• What you will do: Only the lines from the start of the data to the line containing "minimum width=208pt] (h3)", both included, should be output, exactly and without pictures.

• Recorded information:
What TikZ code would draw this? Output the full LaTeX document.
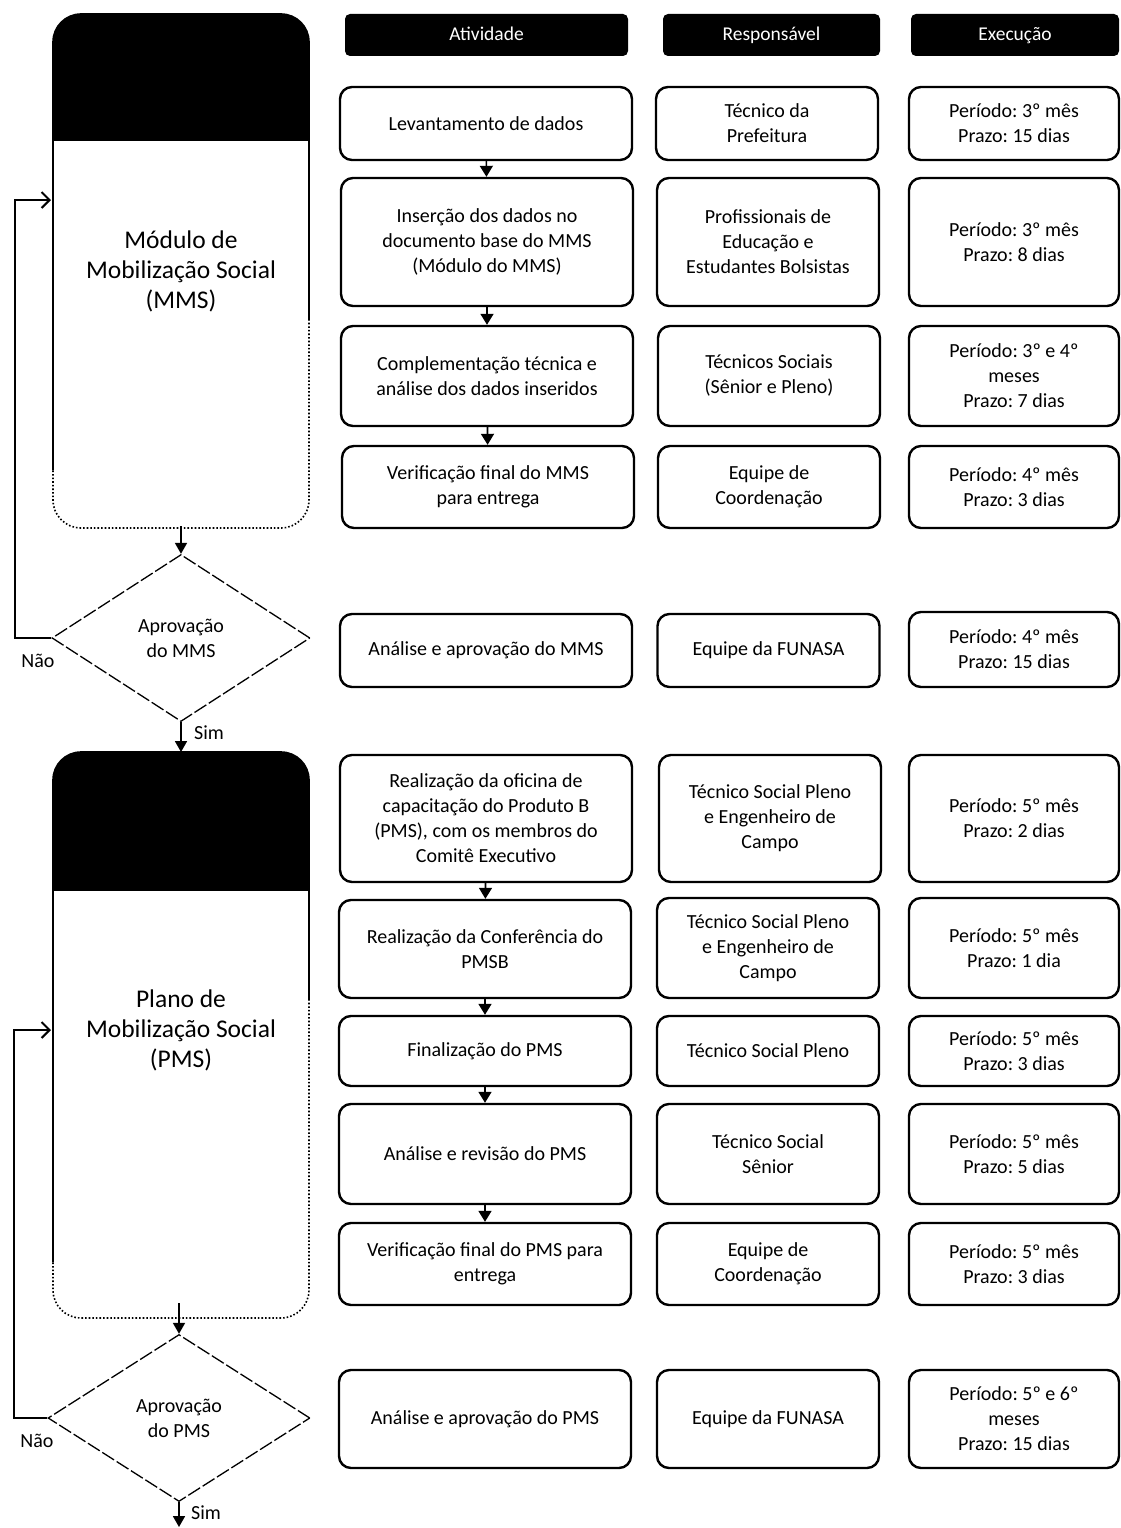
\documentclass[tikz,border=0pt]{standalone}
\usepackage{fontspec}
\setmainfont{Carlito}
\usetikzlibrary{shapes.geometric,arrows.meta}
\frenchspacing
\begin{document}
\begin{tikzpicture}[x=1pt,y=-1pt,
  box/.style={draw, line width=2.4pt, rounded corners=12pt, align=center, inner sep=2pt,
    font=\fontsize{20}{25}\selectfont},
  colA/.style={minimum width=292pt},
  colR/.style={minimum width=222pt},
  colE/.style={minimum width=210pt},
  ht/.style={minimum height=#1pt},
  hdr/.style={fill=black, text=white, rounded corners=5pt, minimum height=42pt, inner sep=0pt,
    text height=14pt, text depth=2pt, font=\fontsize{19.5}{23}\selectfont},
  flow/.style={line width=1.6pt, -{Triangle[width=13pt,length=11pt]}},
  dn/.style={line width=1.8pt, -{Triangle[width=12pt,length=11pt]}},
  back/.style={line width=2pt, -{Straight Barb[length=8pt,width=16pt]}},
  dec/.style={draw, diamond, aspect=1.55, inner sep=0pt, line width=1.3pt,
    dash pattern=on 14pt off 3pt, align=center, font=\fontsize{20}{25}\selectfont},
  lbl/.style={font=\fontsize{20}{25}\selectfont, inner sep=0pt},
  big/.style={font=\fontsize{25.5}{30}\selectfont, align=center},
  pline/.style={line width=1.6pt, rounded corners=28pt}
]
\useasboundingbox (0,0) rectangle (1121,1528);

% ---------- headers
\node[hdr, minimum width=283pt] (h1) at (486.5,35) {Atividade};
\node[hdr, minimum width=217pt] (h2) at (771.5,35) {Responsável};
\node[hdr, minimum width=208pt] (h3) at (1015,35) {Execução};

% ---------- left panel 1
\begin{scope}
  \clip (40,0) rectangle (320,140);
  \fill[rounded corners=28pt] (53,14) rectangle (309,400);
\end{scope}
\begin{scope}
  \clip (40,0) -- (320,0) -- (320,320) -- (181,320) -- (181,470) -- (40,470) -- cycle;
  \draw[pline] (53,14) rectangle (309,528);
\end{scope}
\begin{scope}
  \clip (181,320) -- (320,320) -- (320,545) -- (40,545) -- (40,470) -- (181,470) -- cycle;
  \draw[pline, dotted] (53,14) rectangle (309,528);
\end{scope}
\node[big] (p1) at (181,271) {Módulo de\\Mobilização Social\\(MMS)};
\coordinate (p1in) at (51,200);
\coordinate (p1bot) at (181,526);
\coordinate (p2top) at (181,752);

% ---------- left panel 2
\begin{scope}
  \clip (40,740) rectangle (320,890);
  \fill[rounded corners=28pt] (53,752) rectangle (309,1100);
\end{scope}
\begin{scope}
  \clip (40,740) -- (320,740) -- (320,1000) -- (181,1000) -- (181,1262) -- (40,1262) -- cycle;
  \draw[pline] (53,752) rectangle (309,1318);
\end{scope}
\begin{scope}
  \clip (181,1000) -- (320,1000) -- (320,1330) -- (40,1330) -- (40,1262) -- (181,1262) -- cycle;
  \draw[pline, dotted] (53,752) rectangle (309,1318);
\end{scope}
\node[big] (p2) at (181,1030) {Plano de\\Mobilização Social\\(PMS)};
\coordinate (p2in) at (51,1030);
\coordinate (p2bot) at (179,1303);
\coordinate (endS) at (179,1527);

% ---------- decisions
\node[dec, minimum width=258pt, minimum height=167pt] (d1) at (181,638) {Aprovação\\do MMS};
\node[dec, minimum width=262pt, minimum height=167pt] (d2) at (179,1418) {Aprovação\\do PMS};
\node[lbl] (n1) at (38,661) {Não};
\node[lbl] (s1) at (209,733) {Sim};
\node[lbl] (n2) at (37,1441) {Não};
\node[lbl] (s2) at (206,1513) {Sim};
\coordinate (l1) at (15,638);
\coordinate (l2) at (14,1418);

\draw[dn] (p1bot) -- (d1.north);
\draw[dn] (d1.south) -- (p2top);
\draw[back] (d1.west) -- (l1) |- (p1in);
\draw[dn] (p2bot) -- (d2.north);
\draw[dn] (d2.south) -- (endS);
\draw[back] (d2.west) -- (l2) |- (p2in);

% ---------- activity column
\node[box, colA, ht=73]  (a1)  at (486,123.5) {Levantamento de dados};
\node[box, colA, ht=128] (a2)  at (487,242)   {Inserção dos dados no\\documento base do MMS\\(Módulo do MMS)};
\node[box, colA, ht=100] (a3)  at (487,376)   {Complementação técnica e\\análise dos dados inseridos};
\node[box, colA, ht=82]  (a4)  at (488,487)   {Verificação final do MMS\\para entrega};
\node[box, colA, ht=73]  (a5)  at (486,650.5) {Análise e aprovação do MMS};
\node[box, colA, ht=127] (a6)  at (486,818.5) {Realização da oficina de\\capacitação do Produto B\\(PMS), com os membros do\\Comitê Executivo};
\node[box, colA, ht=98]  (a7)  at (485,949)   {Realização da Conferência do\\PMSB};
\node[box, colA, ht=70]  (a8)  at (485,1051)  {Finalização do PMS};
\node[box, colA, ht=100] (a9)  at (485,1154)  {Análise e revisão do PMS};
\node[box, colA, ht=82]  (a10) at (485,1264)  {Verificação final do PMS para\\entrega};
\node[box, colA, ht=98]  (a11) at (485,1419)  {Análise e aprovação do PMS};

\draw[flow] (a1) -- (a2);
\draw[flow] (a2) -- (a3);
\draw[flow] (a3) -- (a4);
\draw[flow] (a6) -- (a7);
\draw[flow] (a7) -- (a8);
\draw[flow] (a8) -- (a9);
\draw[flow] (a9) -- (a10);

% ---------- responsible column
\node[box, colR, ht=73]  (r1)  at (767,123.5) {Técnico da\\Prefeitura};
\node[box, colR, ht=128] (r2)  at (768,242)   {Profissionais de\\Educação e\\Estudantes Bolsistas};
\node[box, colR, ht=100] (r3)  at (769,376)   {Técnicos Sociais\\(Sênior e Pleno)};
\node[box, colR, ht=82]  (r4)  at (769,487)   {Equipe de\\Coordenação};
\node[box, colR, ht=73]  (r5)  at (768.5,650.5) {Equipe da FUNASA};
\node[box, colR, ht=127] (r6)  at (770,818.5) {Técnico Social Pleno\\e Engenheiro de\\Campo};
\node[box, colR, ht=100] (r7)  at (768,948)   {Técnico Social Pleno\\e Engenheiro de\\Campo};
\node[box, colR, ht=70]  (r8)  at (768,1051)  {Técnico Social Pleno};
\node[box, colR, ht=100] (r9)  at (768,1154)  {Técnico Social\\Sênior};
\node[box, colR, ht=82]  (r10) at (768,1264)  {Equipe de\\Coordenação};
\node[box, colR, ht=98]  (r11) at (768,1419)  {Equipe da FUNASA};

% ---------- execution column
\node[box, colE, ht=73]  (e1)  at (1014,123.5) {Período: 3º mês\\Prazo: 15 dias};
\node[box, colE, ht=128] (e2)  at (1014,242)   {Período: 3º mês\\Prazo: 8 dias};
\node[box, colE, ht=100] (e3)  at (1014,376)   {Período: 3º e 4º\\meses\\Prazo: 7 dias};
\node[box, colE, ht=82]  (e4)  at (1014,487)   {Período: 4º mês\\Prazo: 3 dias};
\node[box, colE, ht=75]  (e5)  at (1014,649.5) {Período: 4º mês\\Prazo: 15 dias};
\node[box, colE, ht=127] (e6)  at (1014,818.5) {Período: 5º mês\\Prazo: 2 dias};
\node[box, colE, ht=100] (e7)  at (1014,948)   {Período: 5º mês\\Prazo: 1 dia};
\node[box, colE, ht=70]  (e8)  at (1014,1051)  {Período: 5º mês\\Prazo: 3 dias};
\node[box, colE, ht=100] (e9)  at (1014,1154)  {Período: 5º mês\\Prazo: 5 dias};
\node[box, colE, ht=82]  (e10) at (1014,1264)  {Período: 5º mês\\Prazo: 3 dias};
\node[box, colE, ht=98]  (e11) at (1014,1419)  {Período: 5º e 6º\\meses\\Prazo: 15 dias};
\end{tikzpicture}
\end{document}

• Task result:
What TikZ code would draw this? Output the full LaTeX document.
\documentclass[tikz,border=0pt]{standalone}
\usepackage{fontspec}
\setmainfont{Carlito}
\usetikzlibrary{shapes.geometric,arrows.meta}
\frenchspacing
\begin{document}
\begin{tikzpicture}[x=1pt,y=-1pt,
  box/.style={draw, line width=2.4pt, rounded corners=12pt, align=center, inner sep=2pt,
    font=\fontsize{20}{25}\selectfont},
  colA/.style={minimum width=292pt},
  colR/.style={minimum width=222pt},
  colE/.style={minimum width=210pt},
  ht/.style={minimum height=#1pt},
  hdr/.style={fill=black, text=white, rounded corners=5pt, minimum height=42pt, inner sep=0pt,
    text height=14pt, text depth=2pt, font=\fontsize{19.5}{23}\selectfont},
  flow/.style={line width=1.6pt, -{Triangle[width=13pt,length=11pt]}},
  dn/.style={line width=1.8pt, -{Triangle[width=12pt,length=11pt]}},
  back/.style={line width=2pt, -{Straight Barb[length=8pt,width=16pt]}},
  dec/.style={draw, diamond, aspect=1.55, inner sep=0pt, line width=1.3pt,
    dash pattern=on 14pt off 3pt, align=center, font=\fontsize{20}{25}\selectfont},
  lbl/.style={font=\fontsize{20}{25}\selectfont, inner sep=0pt},
  big/.style={font=\fontsize{25.5}{30}\selectfont, align=center},
  pline/.style={line width=1.6pt, rounded corners=28pt}
]
\useasboundingbox (0,0) rectangle (1121,1528);

% ---------- headers
\node[hdr, minimum width=283pt] (h1) at (486.5,35) {Atividade};
\node[hdr, minimum width=217pt] (h2) at (771.5,35) {Responsável};
\node[hdr, minimum width=208pt] (h3) at (1015,35) {Execução};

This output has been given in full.